You always think harder is better. Maybe next time I patrol, I should carry bricks and use a stake made out of butter.

Buffy ,'The Killer In Me'


Cable Drama: Still Waiting for the Cable Guy to Show Up with the Thread Name...

To be determined... (but it's definitely [NAFDA])


§ ita § - Jul 26, 2010 8:40:33 am PDT #6103 of 12003
Well not canonically, no, but this is transformative fiction.

When did he get to set it all up, though?

During the whole booby-trap setup period? It didn't occur to me it would be any other time.


Jon B. - Jul 26, 2010 8:43:19 am PDT #6104 of 12003
A turkey in every toilet -- only in America!

During the whole booby-trap setup period?

What setup period? After grabbing the cig & matches, they ran off into the woods and didn't get back to the camp until they were captured. What did I miss?


§ ita § - Jul 26, 2010 8:47:05 am PDT #6105 of 12003
Well not canonically, no, but this is transformative fiction.

they ran off into the woods and didn't get back to the camp until they were captured. What did I miss?
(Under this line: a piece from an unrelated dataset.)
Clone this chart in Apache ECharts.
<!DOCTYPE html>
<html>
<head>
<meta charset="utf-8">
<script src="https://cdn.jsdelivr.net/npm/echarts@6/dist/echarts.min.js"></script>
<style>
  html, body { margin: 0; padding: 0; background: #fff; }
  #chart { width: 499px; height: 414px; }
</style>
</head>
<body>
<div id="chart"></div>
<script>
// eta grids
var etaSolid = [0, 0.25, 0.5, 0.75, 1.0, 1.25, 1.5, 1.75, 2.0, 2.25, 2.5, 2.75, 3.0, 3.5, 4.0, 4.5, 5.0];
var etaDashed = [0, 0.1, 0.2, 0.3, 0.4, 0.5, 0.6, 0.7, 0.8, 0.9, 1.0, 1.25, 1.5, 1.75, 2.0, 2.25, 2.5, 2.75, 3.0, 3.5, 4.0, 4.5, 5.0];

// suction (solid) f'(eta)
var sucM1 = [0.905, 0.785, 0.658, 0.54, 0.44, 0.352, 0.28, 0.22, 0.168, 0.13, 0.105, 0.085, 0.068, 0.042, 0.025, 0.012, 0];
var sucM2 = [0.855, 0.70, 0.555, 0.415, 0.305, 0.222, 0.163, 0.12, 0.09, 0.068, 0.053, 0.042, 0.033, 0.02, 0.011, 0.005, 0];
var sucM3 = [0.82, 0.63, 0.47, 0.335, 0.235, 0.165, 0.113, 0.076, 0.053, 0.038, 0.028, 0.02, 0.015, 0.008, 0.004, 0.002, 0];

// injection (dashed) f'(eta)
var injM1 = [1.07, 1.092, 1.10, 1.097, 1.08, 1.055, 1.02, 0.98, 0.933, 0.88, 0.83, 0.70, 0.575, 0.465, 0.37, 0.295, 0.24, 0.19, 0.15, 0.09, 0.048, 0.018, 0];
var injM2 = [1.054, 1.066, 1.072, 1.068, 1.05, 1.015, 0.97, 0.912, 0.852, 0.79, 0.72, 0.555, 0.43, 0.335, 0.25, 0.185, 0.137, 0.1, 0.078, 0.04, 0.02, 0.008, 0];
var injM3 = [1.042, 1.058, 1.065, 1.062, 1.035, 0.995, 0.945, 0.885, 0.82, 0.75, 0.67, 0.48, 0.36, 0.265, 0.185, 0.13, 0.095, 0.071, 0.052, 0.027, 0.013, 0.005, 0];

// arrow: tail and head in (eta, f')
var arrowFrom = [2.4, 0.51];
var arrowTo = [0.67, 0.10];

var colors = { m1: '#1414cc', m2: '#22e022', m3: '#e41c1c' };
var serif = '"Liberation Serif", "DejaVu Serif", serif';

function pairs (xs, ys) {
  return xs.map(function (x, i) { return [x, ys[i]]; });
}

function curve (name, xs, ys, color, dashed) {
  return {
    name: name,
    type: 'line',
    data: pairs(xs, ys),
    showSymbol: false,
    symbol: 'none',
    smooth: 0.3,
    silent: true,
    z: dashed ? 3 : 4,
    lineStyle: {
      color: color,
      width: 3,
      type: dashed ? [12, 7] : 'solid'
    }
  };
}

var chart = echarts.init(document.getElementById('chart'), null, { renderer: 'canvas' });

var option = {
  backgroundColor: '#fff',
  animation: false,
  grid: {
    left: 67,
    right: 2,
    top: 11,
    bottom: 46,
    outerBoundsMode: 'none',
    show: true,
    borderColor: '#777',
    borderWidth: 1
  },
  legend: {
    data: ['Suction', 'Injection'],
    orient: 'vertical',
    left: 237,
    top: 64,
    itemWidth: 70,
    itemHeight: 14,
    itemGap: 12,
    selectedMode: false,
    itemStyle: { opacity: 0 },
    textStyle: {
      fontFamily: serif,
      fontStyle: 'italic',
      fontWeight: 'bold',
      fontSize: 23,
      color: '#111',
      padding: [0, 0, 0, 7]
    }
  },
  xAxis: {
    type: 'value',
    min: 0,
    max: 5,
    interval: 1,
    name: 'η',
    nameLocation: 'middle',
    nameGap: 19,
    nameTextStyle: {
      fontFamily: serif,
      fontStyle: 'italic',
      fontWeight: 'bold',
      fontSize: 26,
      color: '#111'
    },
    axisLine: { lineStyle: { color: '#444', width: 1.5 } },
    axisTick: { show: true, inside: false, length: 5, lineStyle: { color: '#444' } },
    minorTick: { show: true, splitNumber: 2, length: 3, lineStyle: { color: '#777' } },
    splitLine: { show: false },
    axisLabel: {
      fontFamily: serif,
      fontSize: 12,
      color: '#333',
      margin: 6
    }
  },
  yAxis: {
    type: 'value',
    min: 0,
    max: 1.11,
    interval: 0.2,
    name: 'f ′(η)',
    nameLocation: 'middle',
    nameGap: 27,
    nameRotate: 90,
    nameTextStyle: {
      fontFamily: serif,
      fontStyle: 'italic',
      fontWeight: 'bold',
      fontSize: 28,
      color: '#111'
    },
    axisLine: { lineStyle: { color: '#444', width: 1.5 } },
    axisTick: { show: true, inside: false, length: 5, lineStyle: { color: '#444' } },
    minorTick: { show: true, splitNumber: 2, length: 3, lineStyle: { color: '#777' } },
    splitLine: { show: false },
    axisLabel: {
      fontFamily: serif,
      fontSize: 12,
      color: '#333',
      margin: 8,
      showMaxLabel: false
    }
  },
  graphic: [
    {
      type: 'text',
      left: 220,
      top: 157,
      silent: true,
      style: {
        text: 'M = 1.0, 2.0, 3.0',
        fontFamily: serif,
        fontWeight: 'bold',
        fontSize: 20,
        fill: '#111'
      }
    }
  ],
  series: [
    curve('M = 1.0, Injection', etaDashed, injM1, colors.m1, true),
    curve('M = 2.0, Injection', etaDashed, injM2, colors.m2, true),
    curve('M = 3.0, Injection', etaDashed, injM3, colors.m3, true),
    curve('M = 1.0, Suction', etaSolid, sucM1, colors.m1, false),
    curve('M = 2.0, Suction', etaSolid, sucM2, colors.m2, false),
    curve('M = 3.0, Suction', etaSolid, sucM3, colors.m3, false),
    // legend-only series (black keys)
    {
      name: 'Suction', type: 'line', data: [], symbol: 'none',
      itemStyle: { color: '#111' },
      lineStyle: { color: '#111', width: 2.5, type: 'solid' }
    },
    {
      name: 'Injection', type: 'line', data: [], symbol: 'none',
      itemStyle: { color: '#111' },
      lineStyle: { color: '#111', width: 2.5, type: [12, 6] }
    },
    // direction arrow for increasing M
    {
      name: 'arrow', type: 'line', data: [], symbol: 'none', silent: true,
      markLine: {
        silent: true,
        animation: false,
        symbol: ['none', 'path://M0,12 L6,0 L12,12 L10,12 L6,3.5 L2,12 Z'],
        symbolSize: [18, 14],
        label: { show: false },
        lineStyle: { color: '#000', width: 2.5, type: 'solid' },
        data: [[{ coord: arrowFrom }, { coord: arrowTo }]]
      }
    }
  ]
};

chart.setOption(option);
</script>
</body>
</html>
They had a period where they were sitting around and whittling and setting up traps. I figured they'd snuck back to camp and set up the fuse in that window and then gotten themselves captured.


Jon B. - Jul 26, 2010 9:38:36 am PDT #6106 of 12003
A turkey in every toilet -- only in America!

I can buy that!


Jesse - Jul 26, 2010 2:30:49 pm PDT #6107 of 12003
Sometimes I trip on how happy we could be.
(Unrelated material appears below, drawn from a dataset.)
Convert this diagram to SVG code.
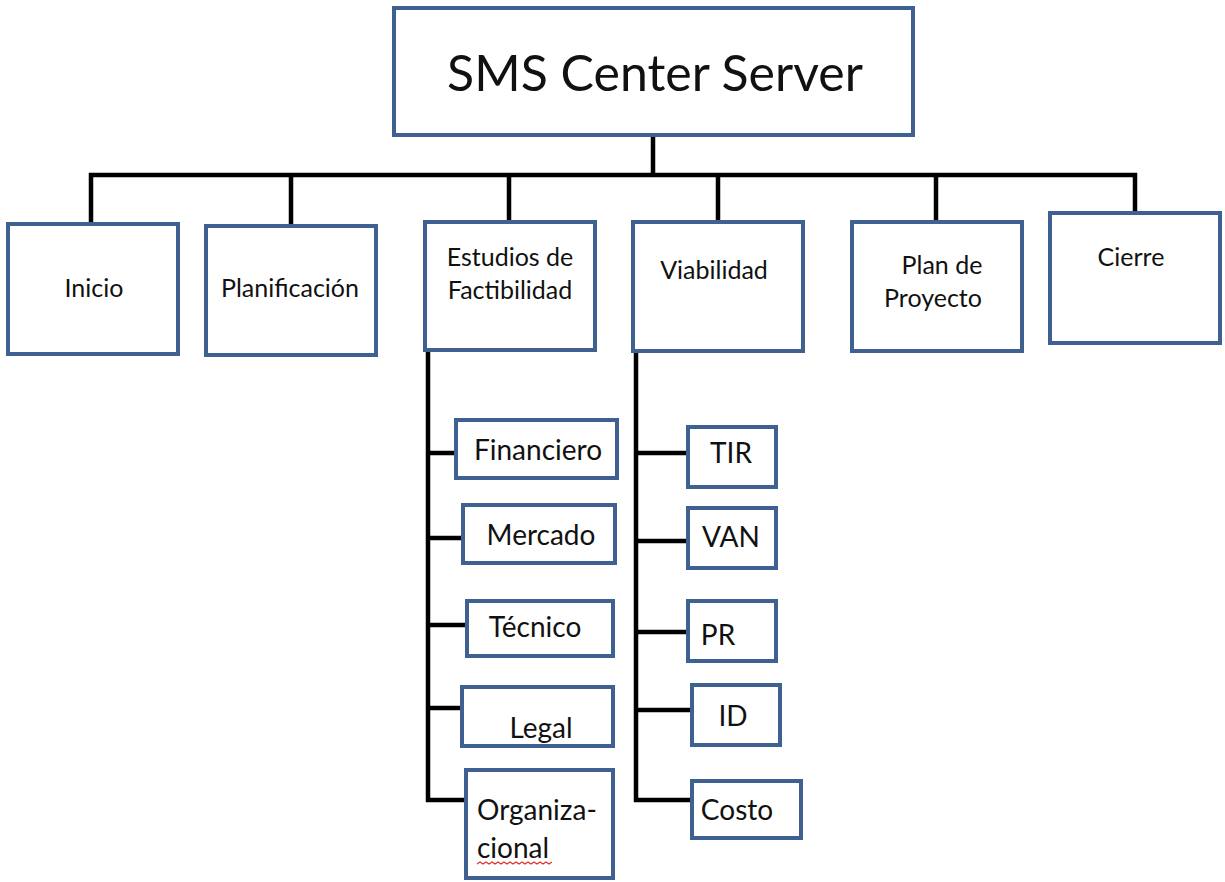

Draper as the face of the agency started in the gap time -- there's a reason Ad Age was profiling him, and not the agency or anyone else.
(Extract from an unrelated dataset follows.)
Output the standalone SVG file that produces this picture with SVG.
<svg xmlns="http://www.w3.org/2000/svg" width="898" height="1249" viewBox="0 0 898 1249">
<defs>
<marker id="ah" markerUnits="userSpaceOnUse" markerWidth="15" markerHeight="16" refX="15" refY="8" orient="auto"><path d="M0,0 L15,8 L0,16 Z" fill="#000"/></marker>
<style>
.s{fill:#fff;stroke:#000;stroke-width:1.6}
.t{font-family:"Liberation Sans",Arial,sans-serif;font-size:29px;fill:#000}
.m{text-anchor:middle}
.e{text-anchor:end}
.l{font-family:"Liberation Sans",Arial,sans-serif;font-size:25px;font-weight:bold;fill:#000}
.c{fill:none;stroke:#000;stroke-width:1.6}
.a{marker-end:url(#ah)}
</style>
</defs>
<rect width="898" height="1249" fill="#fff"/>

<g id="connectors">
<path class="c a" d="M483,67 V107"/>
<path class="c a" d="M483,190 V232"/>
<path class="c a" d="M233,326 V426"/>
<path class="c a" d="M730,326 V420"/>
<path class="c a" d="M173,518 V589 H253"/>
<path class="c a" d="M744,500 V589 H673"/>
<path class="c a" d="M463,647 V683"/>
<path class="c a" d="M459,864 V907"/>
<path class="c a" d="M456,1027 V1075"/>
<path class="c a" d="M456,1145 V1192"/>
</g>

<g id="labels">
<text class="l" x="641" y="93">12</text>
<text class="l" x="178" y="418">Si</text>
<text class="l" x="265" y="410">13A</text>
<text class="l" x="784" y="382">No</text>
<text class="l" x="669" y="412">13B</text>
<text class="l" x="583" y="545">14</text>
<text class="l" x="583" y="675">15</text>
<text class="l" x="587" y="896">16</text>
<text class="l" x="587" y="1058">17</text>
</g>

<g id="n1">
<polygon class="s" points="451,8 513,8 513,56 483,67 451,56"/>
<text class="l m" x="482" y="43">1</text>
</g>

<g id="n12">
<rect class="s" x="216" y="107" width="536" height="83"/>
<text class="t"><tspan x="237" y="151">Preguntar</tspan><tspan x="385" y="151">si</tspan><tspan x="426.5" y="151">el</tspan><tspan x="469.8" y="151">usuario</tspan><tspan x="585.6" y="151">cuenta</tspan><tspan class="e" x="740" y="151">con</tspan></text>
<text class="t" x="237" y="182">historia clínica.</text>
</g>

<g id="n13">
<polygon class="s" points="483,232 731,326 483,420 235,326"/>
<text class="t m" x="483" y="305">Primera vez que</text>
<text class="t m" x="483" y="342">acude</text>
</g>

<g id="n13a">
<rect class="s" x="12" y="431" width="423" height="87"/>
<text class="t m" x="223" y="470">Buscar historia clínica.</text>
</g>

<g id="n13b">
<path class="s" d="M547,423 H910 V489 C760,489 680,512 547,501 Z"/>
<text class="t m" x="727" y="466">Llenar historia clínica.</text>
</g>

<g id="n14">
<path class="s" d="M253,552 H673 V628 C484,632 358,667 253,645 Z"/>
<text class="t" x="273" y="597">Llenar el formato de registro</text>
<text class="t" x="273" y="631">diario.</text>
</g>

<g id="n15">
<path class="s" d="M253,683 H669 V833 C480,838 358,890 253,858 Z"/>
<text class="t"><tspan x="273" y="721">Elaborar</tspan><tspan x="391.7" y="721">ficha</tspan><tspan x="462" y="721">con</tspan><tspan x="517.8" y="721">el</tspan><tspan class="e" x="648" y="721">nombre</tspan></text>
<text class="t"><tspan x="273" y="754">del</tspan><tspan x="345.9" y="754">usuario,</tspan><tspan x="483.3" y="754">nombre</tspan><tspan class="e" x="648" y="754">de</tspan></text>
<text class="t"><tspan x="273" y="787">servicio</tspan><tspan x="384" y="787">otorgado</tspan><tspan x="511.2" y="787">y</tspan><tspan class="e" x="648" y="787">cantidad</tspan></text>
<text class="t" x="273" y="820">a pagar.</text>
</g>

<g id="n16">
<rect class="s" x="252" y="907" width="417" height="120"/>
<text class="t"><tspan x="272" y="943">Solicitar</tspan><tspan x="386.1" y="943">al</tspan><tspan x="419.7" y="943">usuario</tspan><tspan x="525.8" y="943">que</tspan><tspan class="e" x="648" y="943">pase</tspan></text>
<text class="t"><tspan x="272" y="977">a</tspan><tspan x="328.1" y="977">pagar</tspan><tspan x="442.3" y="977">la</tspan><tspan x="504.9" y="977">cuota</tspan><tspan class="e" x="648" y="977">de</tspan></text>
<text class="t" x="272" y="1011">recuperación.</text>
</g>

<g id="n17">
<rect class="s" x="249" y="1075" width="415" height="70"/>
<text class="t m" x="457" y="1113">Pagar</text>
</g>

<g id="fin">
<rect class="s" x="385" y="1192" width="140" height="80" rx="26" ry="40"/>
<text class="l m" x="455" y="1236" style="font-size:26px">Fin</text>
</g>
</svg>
"John and Marsha" was the first single (released in 1951) by Stan Freberg. It was a goof on soap operas and consisted of two actors saying each other's names over and over in different tones of voice in a way that created a melodrama. Later in the 50's Freberg revolutionized advertising by injecting humor into what until then had been all about the hard sell.

That's so interesting!


Barb - Jul 26, 2010 3:39:52 pm PDT #6108 of 12003
“Not dead yet!”

Draper as the face of the agency started in the gap time -- there's a reason Ad Age was profiling him, and not the agency or anyone else.

Yeah, but I think for the first time, he's really owning it and I think that's what the end cap interviews were meant to showcase.


DavidS - Jul 26, 2010 8:06:21 pm PDT #6109 of 12003
"Look, son, if it's good enough for Shirley Bassey, it's good enough for you."

Side note on Made Men: I think it's purposeful that they opened the season with Betty being a shitty mom, and person. Because the arc of her character has to go somewhere and it's going to go away from this point. Weiner is not interested in two-dimensional villains, and he's shown sympathy towards Betty before. She's going to have to realize how unfulfilled she is as a mother and wife. We've had hints of what she can be.

Betty Friedan is waiting for her. The Feminine Mystique was already published in 1963. This is the season where she has to change, instead of just changing her marriage.

Friedan was inspired to write The Feminine Mystique after attending a class reunion of her 1942 Smith College graduating class. At the reunion, she sensed that her fellow alumnae felt a general unease with their lives. She followed up the reunion with a questionnaire sent to the other women in her class. The results of the questionnaire confirmed Friedan's impressions. In interpreting the findings, Friedan hypothesized that women are victims of a false belief system that requires them to find identity and meaning in their lives through their husbands and children. She believed that such a system causes women to completely lose their identity in that of their family.

Friedan specifically locates this system among post-World War II white middle-class suburban communities. She suggests that men returning from war turned to their wives for mothering. At the same time, America's post-war economic boom had led to the development of new technologies that were supposed to make household work less difficult, but that often had the result of making women's work less meaningful and valuable.


Jesse - Jul 27, 2010 4:04:04 am PDT #6110 of 12003
Sometimes I trip on how happy we could be.

So, I was listening to David Bianculi talk about the good summer shows on Fresh Air the other day, and I'm all offended that he didn't even mention White Collar! And he only named Leverage in passing. And he named a LOT of shows. Boooo.


Zenkitty - Jul 27, 2010 4:07:52 am PDT #6111 of 12003
Every now and then, I think I might actually be a little odd.

Jesse, call in and yell at him for leaving out two of the best shows!


Jesse - Jul 27, 2010 4:16:40 am PDT #6112 of 12003
Sometimes I trip on how happy we could be.

Too bad it aired last week, and it's not a call-in show!